Well, it was slightly because there was some physical set around. We're on a ship, a spaceship at one point. And half of it had been built. So you were able at least to root yourself in some kind of physicality. On Green Lantern it was literally a room with blue walls, a blue floor, cameras, cables, that was it.
That's where we illuminate. Yeah. I hope it does all right this film. What do you think? Do you think it's going to be all right? I thought it was fun. It was a fun blockbuster. It played younger than I thought I was going to play to. And subsequently, I actually thought that's rather a clever idea because Christopher Nolan is taking care of you know, the gothic, dark element to superheroes. Matthew [Vaughn] is taking care now of the slightly post-modern look at superheroes. We can all wear polo necks and be in the '60s, and do that. But what there isn't is an absolute straightforward family epic blockbuster, which is what this is. That you can take a kid from the age of eight, upwards to...the guys that might be disappointed, I suppose, are the early 20s guys who are wanting something a little bit darker.

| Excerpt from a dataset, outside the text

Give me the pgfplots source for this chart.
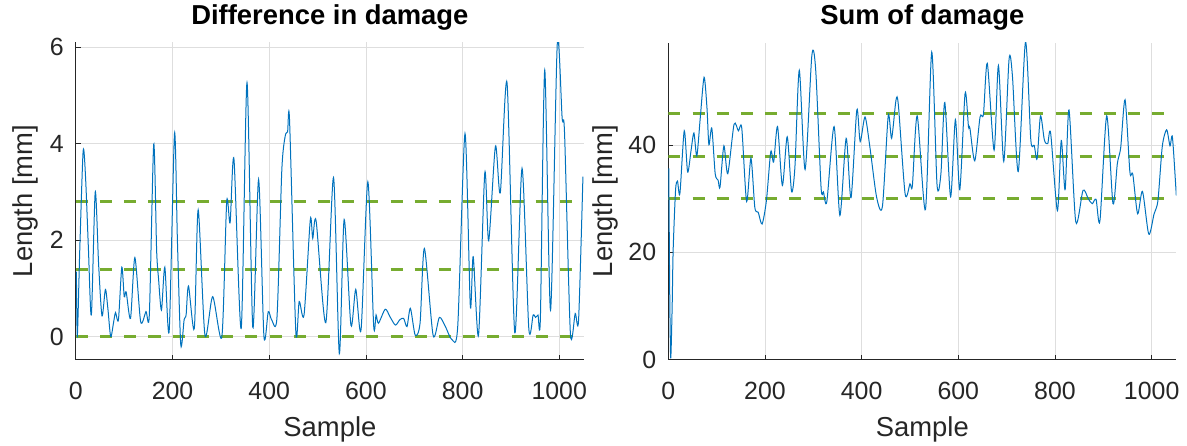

Yeah, my worry is that it falls between two stalls. And that people aren't, "Fucking hell, it's amazing." Or, "Oh my god, that's a fail." The worst thing is a, "Well it was all right." I mean, especially after all that effort. I hope that's the one reaction it doesn't elicit. But then you know what's it's like these days. The reviewers and the critics and their opinion and the box office figures don't necessarily always meet.
Is it hard for you to find different kinds of roles after having successfully played so many villains? Do you desperately yearn to be in a romantic comedy?
No. I enjoy playing the villains. To tell you the truth, it goes in cycles. You know, I've been doing this for over 25 years, and I have to say, I've been in comedies, I've played romantic leads, the only thing I probably haven't... well no, I've done musicals. I've done pretty much everything. It tends to go in cycles. And at the moment, I'm going through this dark villain cycle. But you know, the characters coming up in the Jean-Jacques Annaud movie and in Tinker, Tailor, they're not like that. And the two that I'm about to shoot, one is kind of an anti-hero. But you know, you just have to go with it and I'm really enjoying playing those parts, I have to say. But slowly I'll you know, in the way that I try to juxtapose a very small movie with a very big movie, I'll try and find a part that is completely different to what I just done before, you know. So if I get, I don't know, a drag queen or something, I'd go for it like a shot. Just you know, my instincts would be very excited about that, something that's different as that.